A Christmas owl

I found this great horned owl on December 20th.  She was perched a couple of meters off the ground in a stand of trees along the edge of a farm east of Langdon on Alberta’s prairie.  It was just before noon and the day was cool but not frigid.  The warm sun was lovely as I walked from the range road to a position with a better view of the owl.  I was excited to photograph the bird – especially once I had the sunlight at my back and I could catch the glow of the golden eyes.

She watched the ground intently at times and tracked any ravens that flew overhead.  I settled in on a mound and waited for the bird to launch.
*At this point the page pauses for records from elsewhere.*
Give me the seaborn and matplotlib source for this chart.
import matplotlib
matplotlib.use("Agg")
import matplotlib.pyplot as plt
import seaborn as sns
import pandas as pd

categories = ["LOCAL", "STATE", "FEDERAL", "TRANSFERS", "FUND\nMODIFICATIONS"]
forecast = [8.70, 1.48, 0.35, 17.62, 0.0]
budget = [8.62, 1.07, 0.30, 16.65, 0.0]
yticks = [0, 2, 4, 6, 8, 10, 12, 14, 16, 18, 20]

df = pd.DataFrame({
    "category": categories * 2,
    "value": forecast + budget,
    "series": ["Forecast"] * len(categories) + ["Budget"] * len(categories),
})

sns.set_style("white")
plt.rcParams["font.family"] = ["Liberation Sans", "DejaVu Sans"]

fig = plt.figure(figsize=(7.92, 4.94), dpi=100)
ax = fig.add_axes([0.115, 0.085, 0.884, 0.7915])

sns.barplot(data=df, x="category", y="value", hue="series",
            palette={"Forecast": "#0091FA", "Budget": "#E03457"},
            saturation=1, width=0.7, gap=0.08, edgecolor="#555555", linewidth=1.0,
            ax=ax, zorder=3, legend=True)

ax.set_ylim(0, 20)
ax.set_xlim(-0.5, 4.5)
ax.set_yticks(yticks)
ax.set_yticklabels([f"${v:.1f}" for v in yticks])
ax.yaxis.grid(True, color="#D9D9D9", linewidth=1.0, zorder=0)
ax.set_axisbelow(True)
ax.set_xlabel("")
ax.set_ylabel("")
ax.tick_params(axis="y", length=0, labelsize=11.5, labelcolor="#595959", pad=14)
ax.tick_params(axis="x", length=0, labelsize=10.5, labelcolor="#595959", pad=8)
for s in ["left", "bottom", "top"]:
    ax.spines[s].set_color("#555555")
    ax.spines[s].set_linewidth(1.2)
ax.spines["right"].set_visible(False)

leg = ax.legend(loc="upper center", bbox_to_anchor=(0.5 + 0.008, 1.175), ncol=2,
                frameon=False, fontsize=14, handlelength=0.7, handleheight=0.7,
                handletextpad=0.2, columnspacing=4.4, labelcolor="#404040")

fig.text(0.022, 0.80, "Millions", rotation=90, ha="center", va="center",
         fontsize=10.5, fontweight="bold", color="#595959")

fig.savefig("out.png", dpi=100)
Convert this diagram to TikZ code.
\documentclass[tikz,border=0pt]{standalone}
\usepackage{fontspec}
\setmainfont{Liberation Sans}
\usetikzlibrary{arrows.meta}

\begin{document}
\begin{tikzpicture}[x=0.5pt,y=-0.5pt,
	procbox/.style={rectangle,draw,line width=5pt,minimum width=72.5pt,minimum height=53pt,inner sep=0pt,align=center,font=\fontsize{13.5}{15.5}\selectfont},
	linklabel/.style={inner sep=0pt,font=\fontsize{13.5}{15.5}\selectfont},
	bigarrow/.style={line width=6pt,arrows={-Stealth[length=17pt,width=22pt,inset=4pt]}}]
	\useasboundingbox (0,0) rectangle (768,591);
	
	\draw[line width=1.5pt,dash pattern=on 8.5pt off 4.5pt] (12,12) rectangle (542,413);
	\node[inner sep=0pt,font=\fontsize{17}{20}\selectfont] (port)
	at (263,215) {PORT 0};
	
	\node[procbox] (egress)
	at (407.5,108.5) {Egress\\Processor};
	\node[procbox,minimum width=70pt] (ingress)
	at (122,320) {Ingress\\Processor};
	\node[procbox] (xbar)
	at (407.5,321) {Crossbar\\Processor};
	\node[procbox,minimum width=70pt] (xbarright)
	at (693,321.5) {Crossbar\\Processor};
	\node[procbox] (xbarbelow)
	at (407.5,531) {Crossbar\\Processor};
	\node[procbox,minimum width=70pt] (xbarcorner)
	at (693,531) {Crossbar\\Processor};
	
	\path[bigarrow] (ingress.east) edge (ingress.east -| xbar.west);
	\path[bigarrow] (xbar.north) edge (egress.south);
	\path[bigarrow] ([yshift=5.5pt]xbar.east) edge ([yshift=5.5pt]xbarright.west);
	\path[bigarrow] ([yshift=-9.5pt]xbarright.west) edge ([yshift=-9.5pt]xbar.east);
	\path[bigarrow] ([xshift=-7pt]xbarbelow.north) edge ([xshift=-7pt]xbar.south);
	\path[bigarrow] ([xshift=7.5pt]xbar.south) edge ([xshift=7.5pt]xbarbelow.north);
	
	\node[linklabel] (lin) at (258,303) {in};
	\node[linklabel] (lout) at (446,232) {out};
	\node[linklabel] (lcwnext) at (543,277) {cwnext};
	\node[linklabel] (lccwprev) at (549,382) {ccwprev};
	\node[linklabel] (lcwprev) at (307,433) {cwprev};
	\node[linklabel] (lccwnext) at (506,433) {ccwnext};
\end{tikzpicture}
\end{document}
Despite a couple of shakes and repositions early on, the bird didn’t fly then and soon the eyes were shutting for increasingly long intervals.

For four hours I waited before the owl jumped into the air.  I was in a great position but was chagrined when she flew away from me.  Hope returned when she alighted on a branch 20 meters away and turned back towards me.  A few minutes along and the excitement returned.  This time the flight path was towards me and she flew beside me on her way to another line of trees towering over a snow-covered field.  This time afforded me a great angle on the owl.

8 responses

  1. WOW!!!

    January 15, 2020 at 11:02 pm

  2. Fabulous!

    January 8, 2020 at 11:43 pm

  3. What an experience–wonderful close ups!

    January 4, 2020 at 4:07 pm

  4. Wonderful captures and tale of the owl’s movements.!

    January 4, 2020 at 12:16 pm

  5. I so admire your patience! What a magnificent creature this owl is; the shots are so rich in detail. It’s interesting to see the different perspectives from roosting to flight. Beautiful feathers.

    January 4, 2020 at 1:21 am

  6. I’ve missed your owls. Great to see them back. This is a beautiful creature.

    January 3, 2020 at 8:34 pm

  7. What a Christmas gift! Every one of the photos is delightful, although there’s something about a bird with its eyes closed that I find charming. I also was impressed with your patience. I know that bird photographers often wait for their shots, but I’ve never had a clear idea of how long they will wait. Now I do!

    January 3, 2020 at 7:12 pm

  8. So adept at moving their wings to get through the branches. I lie the portraits, too.